After finally engaging in a bit of a breakthrough over the last few days, the writing on the Novel-In-Progress has become easier, and as of this morning I broke 76,000 words. (I'm planning for a first draft between 180K and 190K words.) Very cool. Part of the problem, I'm convinced, has been that I've simply allowed too many days to go by without getting anything of substance written -- less than 200 words, for example. That's simply not enough to keep the ball going and the characters fresh. Continuity of effort is essential; otherwise, you simply lose sight of what the hell it is you're doing.

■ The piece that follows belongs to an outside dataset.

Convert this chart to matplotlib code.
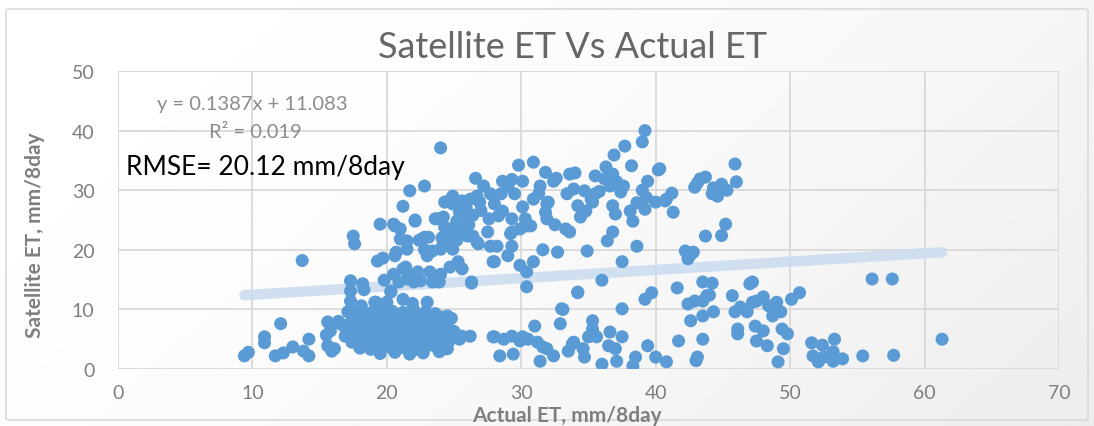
"""
Satellite ET vs Actual ET scatter (Excel style) with linear trendline.
"""
import numpy as np
import matplotlib
matplotlib.use('Agg')
import matplotlib.pyplot as plt
from matplotlib.patches import FancyBboxPatch

# ---- data ----
# sparse points at low Actual ET
left_x = [9.4, 9.7, 10.9, 10.9, 12.1, 11.7, 12.3, 13.0, 13.7, 13.8, 14.2, 14.2,
          15.5, 15.6, 15.9, 15.6, 16.4, 15.8, 16.1]
left_y = [2.2, 2.8, 5.4, 4.4, 7.6, 2.2, 2.7, 3.7, 18.2, 3.0, 2.2, 5.0,
          5.7, 3.9, 3.0, 7.9, 8.0, 6.4, 3.4]

# dense low cluster (Actual 16-27, Satellite 2-10)
low_x = [17.2, 18.0, 18.8, 19.6, 20.4, 21.2, 22.0, 22.9, 23.6,
         17.5, 18.3, 19.0, 19.8, 20.6, 21.5, 22.3, 23.2, 24.1, 24.8,
         16.6, 17.3, 18.1, 18.9, 19.7, 20.5, 21.3, 22.1, 22.9, 23.7, 24.5,
         17.0, 17.8, 18.6, 19.4, 20.2, 21.0, 21.8, 22.6, 23.4, 24.2, 25.0,
         16.9, 17.6, 18.4, 19.2, 20.0, 20.8, 21.6, 22.4, 23.2, 24.0, 24.8, 25.6,
         17.4, 18.2, 19.0, 19.8, 20.6, 21.4, 22.2, 23.0, 23.8, 24.6,
         18.0, 18.8, 19.6, 20.4, 21.2, 22.0, 22.8, 23.6, 24.4,
         19.5, 20.6, 21.7, 22.7, 23.9]
low_y = [9.6, 9.9, 9.4, 10.0, 9.7, 9.5, 9.9, 9.6, 9.3,
         8.4, 8.7, 8.3, 8.6, 8.8, 8.4, 8.6, 8.3, 8.7, 8.5,
         7.5, 7.7, 7.3, 7.6, 7.4, 7.8, 7.5, 7.3, 7.7, 7.4, 7.6,
         6.5, 6.3, 6.7, 6.4, 6.6, 6.2, 6.5, 6.8, 6.4, 6.6, 6.3,
         5.5, 5.3, 5.7, 5.4, 5.6, 5.2, 5.5, 5.8, 5.4, 5.6, 5.3, 5.5,
         4.5, 4.3, 4.7, 4.4, 4.6, 4.2, 4.5, 4.8, 4.4, 4.6,
         3.5, 3.3, 3.7, 3.4, 3.6, 3.2, 3.5, 3.8, 3.4,
         2.6, 2.8, 2.5, 2.7, 2.9]

# upper-left cloud (Actual 17-26)
ul_x = [17.3, 17.3, 17.3, 17.1, 17.5, 17.6, 18.2, 18.3, 18.1, 19.2, 19.3, 19.7,
        19.5, 19.8, 20.3, 20.5, 21.0, 21.2, 22.1, 21.0, 21.5, 20.7, 21.5, 20.5,
        21.2, 21.5, 21.2, 22.6, 23.1, 23.0, 23.4, 23.2, 22.5, 24.0, 24.0, 23.4,
        23.0, 24.3, 23.8, 24.1, 20.6, 21.4, 20.9, 21.8, 21.9, 22.0, 22.3, 24.7,
        25.3, 25.6, 26.3, 23.9, 19.1, 20.0, 20.3, 21.7, 22.8, 24.9, 24.6, 25.6,
        25.9, 26.4, 23.6, 24.2, 24.6, 25.2, 22.8, 20.6, 24.0, 26.6, 27.2]
ul_y = [14.8, 13.1, 11.4, 9.6, 22.3, 21.0, 14.3, 13.3, 10.6, 11.2, 18.1, 18.6,
        24.3, 14.9, 12.9, 24.3, 23.5, 27.3, 25.0, 21.8, 21.5, 19.6, 20.1, 15.9,
        16.8, 15.1, 11.7, 21.8, 22.1, 19.0, 19.8, 16.3, 14.8, 20.1, 15.9, 14.6,
        11.2, 28.0, 25.2, 22.0, 19.0, 17.1, 14.6, 15.6, 11.0, 14.6, 16.3, 17.1,
        18.0, 16.8, 14.6, 14.6, 11.2, 11.2, 13.1, 29.9, 30.7, 29.0, 28.2, 28.2,
        27.0, 25.8, 25.2, 25.5, 23.5, 23.8, 22.1, 24.0, 37.1, 32.0, 30.7]

# middle cloud (Actual 24-33)
mid_x = [29.8, 30.9, 31.8, 32.4, 32.6, 28.6, 29.3, 30.1, 29.0, 29.5, 28.5, 27.7,
         26.7, 26.2, 26.9, 28.0, 28.6, 28.3, 29.3, 27.5, 26.4, 26.8, 25.7, 26.0,
         24.9, 24.3, 24.1, 25.2, 25.4, 27.7, 28.2, 29.3, 28.0, 29.9, 30.9, 30.4,
         30.4, 26.3, 31.4, 31.3, 30.9, 30.1, 30.3, 30.7, 29.9, 29.2, 31.9, 31.8,
         31.9, 32.0, 27.6, 27.0, 26.1, 26.7, 26.0, 25.6, 24.9, 25.2, 24.9, 24.4,
         22.8, 22.4, 22.1, 29.3, 30.4, 27.9, 32.7, 31.6, 29.0, 34.2]
mid_y = [34.2, 34.7, 33.0, 31.5, 32.0, 31.5, 31.8, 31.5, 30.7, 29.4, 29.4, 29.4,
         29.0, 28.5, 28.0, 27.7, 26.5, 25.7, 25.2, 23.0, 22.3, 21.0, 23.0, 25.7,
         27.7, 23.8, 20.5, 24.8, 26.3, 20.6, 20.6, 20.6, 18.0, 17.4, 18.0, 16.3,
         13.8, 14.4, 30.7, 29.4, 28.5, 27.2, 25.2, 24.0, 23.5, 22.7, 27.7, 26.3,
         25.2, 28.0, 25.2, 26.6, 24.2, 21.3, 22.3, 23.1, 23.0, 21.6, 20.1, 21.8,
         20.0, 21.6, 24.8, 23.0, 24.0, 18.0, 19.6, 20.0, 19.0, 12.9]

# right-middle cloud (Actual 33-41)
rm_x = [33.6, 34.0, 35.5, 36.3, 36.9, 37.7, 39.0, 39.2, 38.2, 40.2, 39.4, 39.0,
        39.3, 40.0, 40.8, 38.6, 38.3, 36.8, 37.1, 37.5, 36.6, 37.4, 36.8, 37.0,
        38.1, 39.2, 35.5, 35.3, 34.7, 33.9, 33.4, 34.2, 34.4, 33.3, 33.6, 36.8,
        36.4, 38.6, 34.9, 37.5, 36.0, 34.2, 33.1, 37.5, 39.2, 39.7, 41.2, 40.7,
        41.3, 40.3, 37.6, 36.2, 35.2, 35.8, 34.8, 32.5]
rm_y = [32.7, 32.9, 32.4, 33.9, 35.9, 37.4, 38.1, 40.0, 34.1, 33.4, 31.5, 30.0,
        28.8, 28.0, 28.5, 27.9, 24.8, 32.7, 31.4, 30.5, 30.7, 29.7, 27.4, 26.0,
        26.5, 26.8, 29.4, 28.0, 29.9, 30.2, 29.4, 27.4, 25.5, 23.5, 23.0, 23.0,
        21.5, 20.6, 19.8, 18.0, 14.9, 12.8, 10.0, 10.1, 11.7, 12.8, 29.5, 28.2,
        26.3, 33.6, 30.7, 31.9, 28.5, 29.8, 26.5, 24.2]

# right cloud (Actual 41-47, high)
rh_x = [45.9, 46.0, 45.3, 44.9, 44.3, 44.2, 44.6, 43.7, 43.3, 42.9, 43.1, 45.2,
        44.9, 43.7, 42.2, 42.8, 42.4, 42.6]
rh_y = [34.4, 31.4, 30.0, 31.0, 30.4, 29.4, 29.0, 32.2, 31.9, 30.5, 31.2, 24.3,
        22.4, 22.3, 19.8, 19.6, 18.5, 19.2]

# lower band (Actual 24-50, low)
lr_x = [41.6, 43.5, 44.2, 43.8, 43.5, 42.9, 42.4, 44.0, 42.6, 43.5, 44.3, 45.7,
        47.0, 47.2, 45.9, 46.3, 46.8, 47.2, 47.5, 48.0, 48.4, 49.0, 48.9, 49.3,
        48.7, 50.1, 50.7, 47.4, 48.0, 47.5, 48.3, 46.1, 46.1, 49.4, 49.8, 49.5,
        49.1, 43.5, 41.7, 43.1, 43.0, 40.8,
        32.9, 33.8, 33.5, 34.6, 34.7, 35.3, 35.3, 35.0, 35.6, 36.6, 36.5, 37.5,
        37.0, 37.1, 36.0, 38.5, 38.3, 39.4, 40.0,
        33.0, 32.4, 31.9, 31.4, 31.2, 30.5, 29.9, 29.3, 28.7, 28.0, 28.4, 29.4,
        31.0, 30.1, 31.6, 33.9,
        24.5, 24.2, 24.7, 25.4, 26.2, 24.5, 25.4, 27.9]
lr_y = [13.6, 14.6, 14.4, 12.3, 11.4, 11.4, 10.9, 12.4, 8.1, 8.9, 9.6, 12.3,
        14.3, 14.6, 9.6, 10.4, 9.6, 11.2, 11.4, 12.1, 10.6, 11.2, 9.7, 9.6,
        8.9, 11.7, 12.8, 7.2, 6.4, 4.7, 3.9, 6.7, 5.9, 6.7, 5.9, 3.4,
        1.2, 5.0, 4.7, 2.0, 1.4, 1.2,
        7.6, 4.2, 3.0, 3.4, 2.0, 8.1, 6.7, 5.4, 5.4, 6.2, 3.9, 5.4,
        3.4, 1.3, 0.8, 2.0, 0.5, 3.9, 2.0,
        10.1, 2.2, 3.4, 1.3, 4.5, 5.0, 4.7, 5.5, 5.0, 5.4, 2.2, 2.5,
        7.2, 5.4, 3.7, 4.5,
        8.9, 8.5, 6.2, 5.5, 5.5, 3.4, 5.0, 5.4]

# far right points
far_x = [51.6, 52.4, 53.3, 51.7, 52.5, 53.2, 53.9, 53.2, 52.1, 55.4, 57.7,
         56.1, 57.6, 61.3]
far_y = [4.4, 4.0, 5.0, 2.2, 2.0, 2.9, 1.7, 1.3, 1.2, 2.2, 2.3,
         15.1, 15.1, 5.0]

actual_et = np.array(left_x + low_x + ul_x + mid_x + rm_x + rh_x + lr_x + far_x)
satellite_et = np.array(left_y + low_y + ul_y + mid_y + rm_y + rh_y + lr_y + far_y)

slope, intercept = 0.1387, 11.083
trend_x = np.array([actual_et.min(), actual_et.max()])

plt.rcParams['font.family'] = ['Lato', 'DejaVu Sans']

W, H = 1094, 427
fig = plt.figure(figsize=(W / 100, H / 100), dpi=100)
fig.patch.set_facecolor('white')

# chart area background: soft diagonal gradient inside rounded border
bg = fig.add_axes([0, 0, 1, 1], zorder=-2)
gy, gx = np.mgrid[0:1:200j, 0:1:400j]
grad = 1.0 - 0.075 * np.clip(0.7 * gx + 0.3 * gy, 0, 1) ** 1.8
bg.imshow(grad, cmap='gray', vmin=0, vmax=1, aspect='auto',
          extent=[0, 1, 0, 1], origin='upper')
bg.set_xlim(0, 1)
bg.set_ylim(0, 1)
bg.axis('off')
border = FancyBboxPatch((6 / W, 6 / H), 1 - 12 / W, 1 - 16 / H,
                        boxstyle='round,pad=0,rounding_size=0.004',
                        transform=fig.transFigure, facecolor='none',
                        edgecolor='#D9D9D9', linewidth=1.2)
fig.patches.append(border)

ax = fig.add_axes([118 / W, 1 - 370 / H, (1059 - 118) / W, (370 - 72) / H])
ax.set_facecolor('none')

ax.plot(trend_x, slope * trend_x + intercept, color='#C9DCF0', linewidth=7.5,
        solid_capstyle='round', alpha=0.85, zorder=2)
ax.scatter(actual_et, satellite_et, s=88, color='#5B9BD5', edgecolors='none',
           zorder=3)

ax.set_xlim(0, 70)
ax.set_ylim(0, 50)
ax.set_xticks(np.arange(0, 71, 10))
ax.set_yticks(np.arange(0, 51, 10))
ax.grid(True, color='#D9D9D9', linewidth=1.3, zorder=0)
ax.set_axisbelow(True)
for s in ax.spines.values():
    s.set_visible(False)
ax.tick_params(length=0, labelsize=14, labelcolor='#7F7F7F')
ax.tick_params(axis='y', pad=17)
ax.tick_params(axis='x', pad=11)

# equation, R² and RMSE annotations
ax.text(10.0, 44.6, 'y = 0.1387x + 11.083', ha='center', va='center',
        fontsize=14.5, color='#8C8C8C')
ax.text(10.2, 39.9, 'R² = 0.019', ha='center', va='center',
        fontsize=14.5, color='#8C8C8C')
ax.text(0.6, 33.9, 'RMSE= 20.12 mm/8day', ha='left', va='center',
        fontsize=19, color='black')

fig.text(573 / W, 1 - 47 / H, 'Satellite ET Vs Actual ET', ha='center',
         va='center', fontsize=26, color='#666666')
fig.text(567 / W, 1 - 416 / H, 'Actual ET, mm/8day', ha='center',
         va='center', fontsize=15, fontweight='bold', color='#7F7F7F')
fig.text(35 / W, 1 - 235 / H, 'Satellite ET, mm/8day', ha='center',
         va='center', rotation=90, fontsize=15, fontweight='bold',
         color='#7F7F7F')

plt.savefig('out.png', dpi=100)
plt.close()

Anyhoo, another weird problem came up. I have a main character -- a fairly major character -- who has been spending much of the book thus far behaving in a way that doesn't entirely make sense. I mean, it's not totally illogical, but there really are better ways for him to go about things, and I finally reached the point where that fact had to be confronted. Now, since I don't work with outlines, my original temptation was to simply backtrack and fix this character's actions so they make more sense, but I kept rejecting that on the basis that it would just be too much stupid work. I will backtrack if I have to, but I tend to be very militant in how I judge "if I have to". Even if I'm writing a short story, I resist backtracking as much as I can; in a novel, a backtrack would represent the loss of several months of work. So I kept this character acting in ways that aren't quite up-to-snuff, and over the last week I've written no fewer than four versions of a scene where he tries to explain himself.

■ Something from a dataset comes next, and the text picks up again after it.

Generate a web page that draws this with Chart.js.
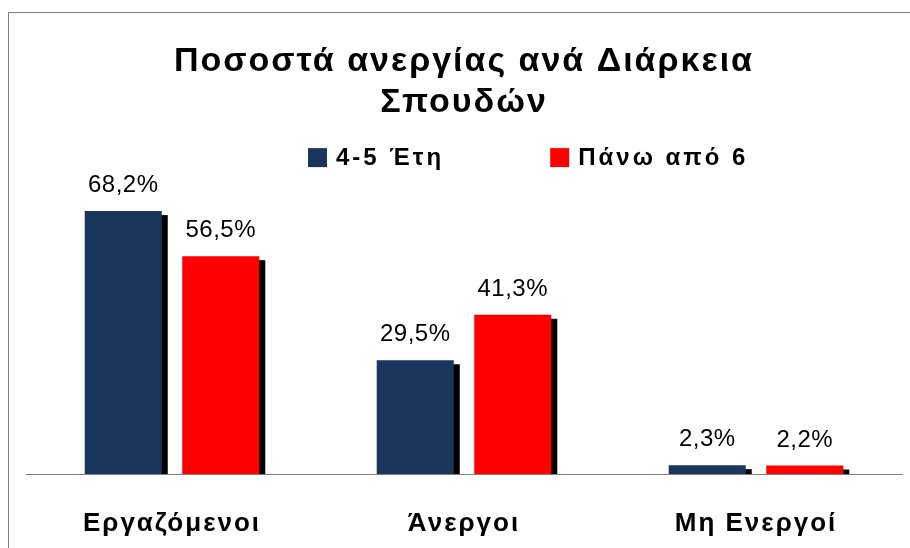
<!DOCTYPE html>
<html lang="el">
<head>
<meta charset="utf-8">
<title>Ποσοστά ανεργίας ανά Διάρκεια Σπουδών</title>
<script src="https://cdn.jsdelivr.net/npm/chart.js@4.4.1/dist/chart.umd.min.js"></script>
<style>
  html, body { margin: 0; padding: 0; background: #fff; }
  #wrap { position: relative; width: 910px; height: 548px; }
</style>
</head>
<body>
<div id="wrap"><canvas id="unemploymentChart"></canvas></div>
<script>
// -----------------------------
// Data
// -----------------------------
const categories = ["Εργαζόμενοι", "Άνεργοι", "Μη Ενεργοί"];
const seriesNames = ["4-5 Έτη", "Πάνω από 6"];
const years45 = [68.2, 29.5, 2.3];
const over6 = [56.5, 41.3, 2.2];
const titleLines = ["Ποσοστά ανεργίας ανά Διάρκεια", "Σπουδών"];

const NAVY = "#1B365D";
const RED = "#FF0000";
const FONT = "'Liberation Sans', Arial, sans-serif";

function formatPct(v) {
  return v.toFixed(1).replace(".", ",") + "%";
}

// -----------------------------
// Plugin: outer frame + wider letter spacing for chart texts
// -----------------------------
const framePlugin = {
  id: "frame",
  beforeDraw(chart) {
    const ctx = chart.ctx;
    ctx.save();
    ctx.strokeStyle = "#808080";
    ctx.lineWidth = 1;
    ctx.strokeRect(8.5, 12.5, chart.width + 20, chart.height + 20);
    ctx.restore();
    ctx.letterSpacing = "2px";
  }
};

// -----------------------------
// Plugin: black drop shadow behind every bar
// -----------------------------
const shadowPlugin = {
  id: "barShadow",
  beforeDatasetsDraw(chart) {
    const ctx = chart.ctx;
    ctx.save();
    ctx.fillStyle = "#000";
    chart.data.datasets.forEach((ds, i) => {
      chart.getDatasetMeta(i).data.forEach(bar => {
        const { x, y, base, width } = bar.getProps(["x", "y", "base", "width"], true);
        ctx.fillRect(x - width / 2 + 6, y + 4, width, base - y - 4);
      });
    });
    ctx.restore();
  }
};

// -----------------------------
// Plugin: value labels above bars
// -----------------------------
const valueLabelPlugin = {
  id: "valueLabels",
  afterDatasetsDraw(chart) {
    const ctx = chart.ctx;
    ctx.save();
    ctx.letterSpacing = "0.5px";
    ctx.font = "24px " + FONT;
    ctx.fillStyle = "#000";
    ctx.textAlign = "center";
    ctx.textBaseline = "alphabetic";
    chart.data.datasets.forEach((ds, i) => {
      chart.getDatasetMeta(i).data.forEach((bar, j) => {
        ctx.fillText(formatPct(ds.data[j]), bar.x, bar.y - 19);
      });
    });
    ctx.restore();
  }
};

// -----------------------------
// Plugin: legend row (sits right of centre, like the original)
// -----------------------------
const legendRowPlugin = {
  id: "legendRow",
  afterDraw(chart) {
    const ctx = chart.ctx;
    const area = chart.chartArea;
    const cy = area.top - 8;
    const box = 19;
    let x = area.left + 282;
    ctx.save();
    ctx.letterSpacing = "3px";
    ctx.font = "bold 24px " + FONT;
    ctx.textAlign = "left";
    ctx.textBaseline = "middle";
    chart.data.datasets.forEach(ds => {
      ctx.fillStyle = ds.backgroundColor;
      ctx.fillRect(x, cy - box / 2, box, box);
      ctx.fillStyle = "#000";
      ctx.fillText(ds.label, x + box + 9, cy + 1);
      x += box + 9 + ctx.measureText(ds.label).width + 106;
    });
    ctx.restore();
  }
};

new Chart(document.getElementById("unemploymentChart"), {
  type: "bar",
  data: {
    labels: categories,
    datasets: [
      { label: seriesNames[0], data: years45, backgroundColor: NAVY },
      { label: seriesNames[1], data: over6, backgroundColor: RED }
    ]
  },
  options: {
    responsive: true,
    maintainAspectRatio: false,
    animation: false,
    devicePixelRatio: 1,
    layout: { padding: { left: 26, right: 8, top: 0, bottom: 0 } },
    datasets: {
      bar: { categoryPercentage: 0.668, barPercentage: 0.79 }
    },
    plugins: {
      legend: { display: false },
      tooltip: { enabled: false },
      title: {
        display: true,
        text: titleLines,
        color: "#000",
        font: { family: FONT, size: 34, weight: "bold", lineHeight: 1.2 },
        padding: { top: 41, bottom: 43 }
      }
    },
    scales: {
      x: {
        grid: { display: false, drawTicks: false },
        border: { display: true, color: "#808080", width: 1 },
        ticks: {
          color: "#000",
          padding: 34,
          font: { family: FONT, size: 26, weight: "bold" }
        },
        afterFit(scale) {
          scale.height = 74;
        }
      },
      y: {
        display: false,
        min: 0,
        max: 80
      }
    }
  },
  plugins: [framePlugin, shadowPlugin, valueLabelPlugin, legendRowPlugin]
});
</script>
</body>
</html>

Yesterday, though, I finally realized what I had been missing: I had been working too hard on making his explanations make sense, as if his actions really did have to make sense. Yesterday, though, a simple thought popped into my cranium: "What if he's actually full of shit, and what if everyone around him knows it?" Which is, of course, the right answer, because it gives the character in question a much-needed third dimension, it adds conflict and tension, and best of all, it sets the stage for events which I already knew were to come. Now he's not just a cog in my plot-wheel; this person's actions will be partly responsible for a major disaster that's in the offing a few chapters from now.
Lesson learned: If your characters are screwing things up, that is not a sign that you, the writer, are screwing things up.